DESCRIPTION OF THE TASK
Quote every line as written. Omit pictures.

TASK MATERIAL
(begin)
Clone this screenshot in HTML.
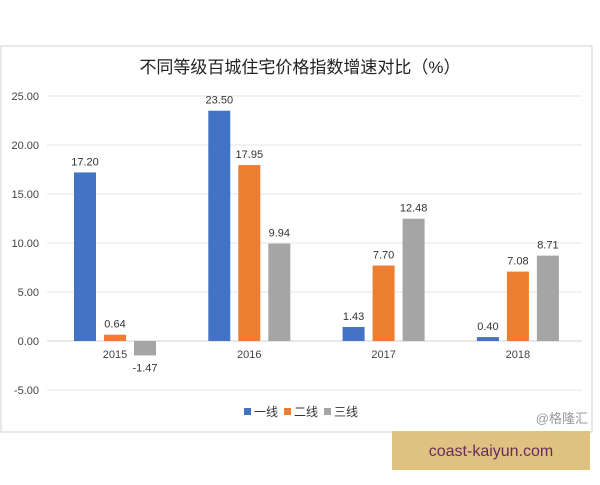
<!DOCTYPE html>
<html><head><meta charset="utf-8"><style>
body{margin:0;width:600px;height:480px;background:#fff;overflow:hidden;font-family:"Liberation Sans","Noto Sans CJK SC",sans-serif}
</style></head><body>
<svg width="600" height="480" xmlns="http://www.w3.org/2000/svg">
<rect x="1" y="46" width="591" height="386" fill="#fff" stroke="#d0d0d0"/>
<text x="300" y="73" text-anchor="middle" font-size="17" fill="#222" font-family="Liberation Sans, Noto Sans CJK SC, sans-serif">不同等级百城住宅价格指数增速对比（%）</text>
<g id="grid"></g><g id="bars"></g><g id="labels"></g>
<g font-size="12" fill="#333">
<rect x="244" y="408" width="7" height="7" fill="#4472c4"/><text x="254" y="416">一线</text>
<rect x="284" y="408" width="7" height="7" fill="#ed7d31"/><text x="294" y="416">二线</text>
<rect x="324" y="408" width="7" height="7" fill="#a5a5a5"/><text x="334" y="416">三线</text>
</g>
<text x="588" y="423" text-anchor="end" font-size="13" fill="#999">@格隆汇</text>
<rect x="392" y="431" width="198" height="39" fill="#dfc282"/>
<text x="491" y="456" text-anchor="middle" font-size="16" fill="#6a2a5e">coast-kaiyun.com</text>
</svg>
<script>
const categories=["2015","2016","2017","2018"];
const tier1=[17.20,23.50,1.43,0.40];
const tier2=[0.64,17.95,7.70,7.08];
const tier3=[-1.47,9.94,12.48,8.71];
const ticks=[25,20,15,10,5,0,-5];
const series=[tier1,tier2,tier3];
const colors=["#4472c4","#ed7d31","#a5a5a5"];
const names=["tier1","tier2","tier3"];
const NS="http://www.w3.org/2000/svg";
function y(v){return 341-v*9.8;}
function xc(i){return 115+i*134.3;}
const grid=document.getElementById('grid'),bars=document.getElementById('bars'),labels=document.getElementById('labels');
function mk(tag,attrs,parent,txt){const e=document.createElementNS(NS,tag);for(const k in attrs)e.setAttribute(k,attrs[k]);if(txt!==undefined)e.textContent=txt;parent.appendChild(e);return e;}
ticks.forEach(t=>{
 const l=mk('line',{x1:47,x2:582,y1:y(t),y2:y(t),stroke:t===0?'#d0d0d0':'#e6e6e6'},grid);
 
 
 const tx=mk('text',{x:39,y:y(t)+4,'text-anchor':'end','font-size':11,fill:'#444'},grid,t.toFixed(2));
 
 
});
categories.forEach((c,i)=>{
 const tx=mk('text',{x:xc(i),y:358,'text-anchor':'middle','font-size':11,fill:'#444'},labels,c);
 
 
 series.forEach((s,j)=>{
  const v=s[i],cx=xc(i)+(j-1)*30,w=22;
  const top=Math.min(y(v),y(0)),h=Math.abs(y(v)-y(0));
  const r=mk('rect',{x:cx-w/2,y:top,width:w,height:h,fill:colors[j]},bars);
  
  
  const ly=v>=0?y(v)-7:y(v)+16;
  const vt=mk('text',{x:cx,y:ly,'text-anchor':'middle','font-size':11,fill:'#333'},labels,v.toFixed(2));
  
  
 });
});
</script>
</body></html>
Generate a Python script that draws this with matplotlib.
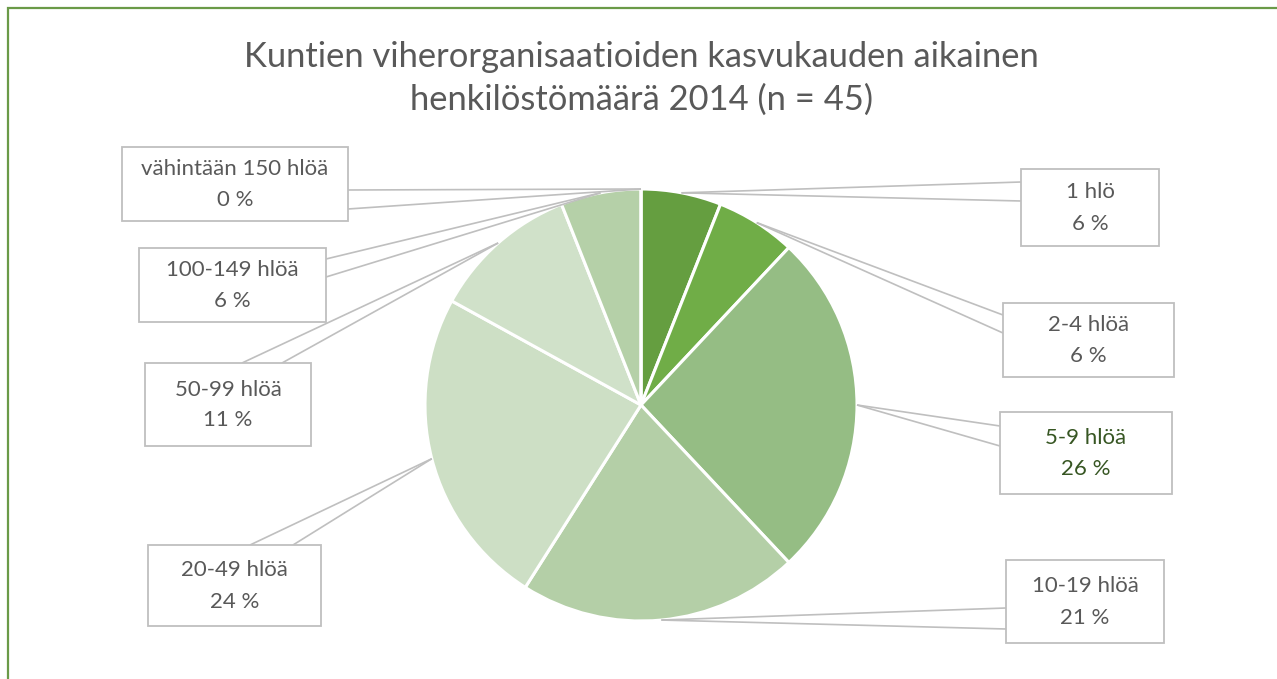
(end)
SOLUTION FOR THIS EXERCISE
Clone this screenshot in HTML.
<!DOCTYPE html>
<html><head><meta charset="utf-8"><style>
body{margin:0;width:600px;height:480px;background:#fff;overflow:hidden;font-family:"Liberation Sans","Noto Sans CJK SC",sans-serif}
</style></head><body>
<svg width="600" height="480" xmlns="http://www.w3.org/2000/svg">
<rect x="1" y="46" width="591" height="386" fill="#fff" stroke="#d0d0d0"/>
<text x="300" y="73" text-anchor="middle" font-size="17" fill="#222" font-family="Liberation Sans, Noto Sans CJK SC, sans-serif">不同等级百城住宅价格指数增速对比（%）</text>
<g id="grid"></g><g id="bars"></g><g id="labels"></g>
<g font-size="12" fill="#333">
<rect x="244" y="408" width="7" height="7" fill="#4472c4"/><text x="254" y="416">一线</text>
<rect x="284" y="408" width="7" height="7" fill="#ed7d31"/><text x="294" y="416">二线</text>
<rect x="324" y="408" width="7" height="7" fill="#a5a5a5"/><text x="334" y="416">三线</text>
</g>
<text x="588" y="423" text-anchor="end" font-size="13" fill="#999">@格隆汇</text>
<rect x="392" y="431" width="198" height="39" fill="#dfc282"/>
<text x="491" y="456" text-anchor="middle" font-size="16" fill="#6a2a5e">coast-kaiyun.com</text>
</svg>
<script>
const categories=["2015","2016","2017","2018"];
const tier1=[17.20,23.50,1.43,0.40];
const tier2=[0.64,17.95,7.70,7.08];
const tier3=[-1.47,9.94,12.48,8.71];
const ticks=[25,20,15,10,5,0,-5];
const series=[tier1,tier2,tier3];
const colors=["#4472c4","#ed7d31","#a5a5a5"];
const names=["tier1","tier2","tier3"];
const NS="http://www.w3.org/2000/svg";
function y(v){return 341-v*9.8;}
function xc(i){return 115+i*134.3;}
const grid=document.getElementById('grid'),bars=document.getElementById('bars'),labels=document.getElementById('labels');
function mk(tag,attrs,parent,txt){const e=document.createElementNS(NS,tag);for(const k in attrs)e.setAttribute(k,attrs[k]);if(txt!==undefined)e.textContent=txt;parent.appendChild(e);return e;}
ticks.forEach(t=>{
 const l=mk('line',{x1:47,x2:582,y1:y(t),y2:y(t),stroke:t===0?'#d0d0d0':'#e6e6e6'},grid);
 
 
 const tx=mk('text',{x:39,y:y(t)+4,'text-anchor':'end','font-size':11,fill:'#444'},grid,t.toFixed(2));
 
 
});
categories.forEach((c,i)=>{
 const tx=mk('text',{x:xc(i),y:358,'text-anchor':'middle','font-size':11,fill:'#444'},labels,c);
 
 
 series.forEach((s,j)=>{
  const v=s[i],cx=xc(i)+(j-1)*30,w=22;
  const top=Math.min(y(v),y(0)),h=Math.abs(y(v)-y(0));
  const r=mk('rect',{x:cx-w/2,y:top,width:w,height:h,fill:colors[j]},bars);
  
  
  const ly=v>=0?y(v)-7:y(v)+16;
  const vt=mk('text',{x:cx,y:ly,'text-anchor':'middle','font-size':11,fill:'#333'},labels,v.toFixed(2));
  
  
 });
});
</script>
</body></html>
Generate a Python script that draws this with matplotlib.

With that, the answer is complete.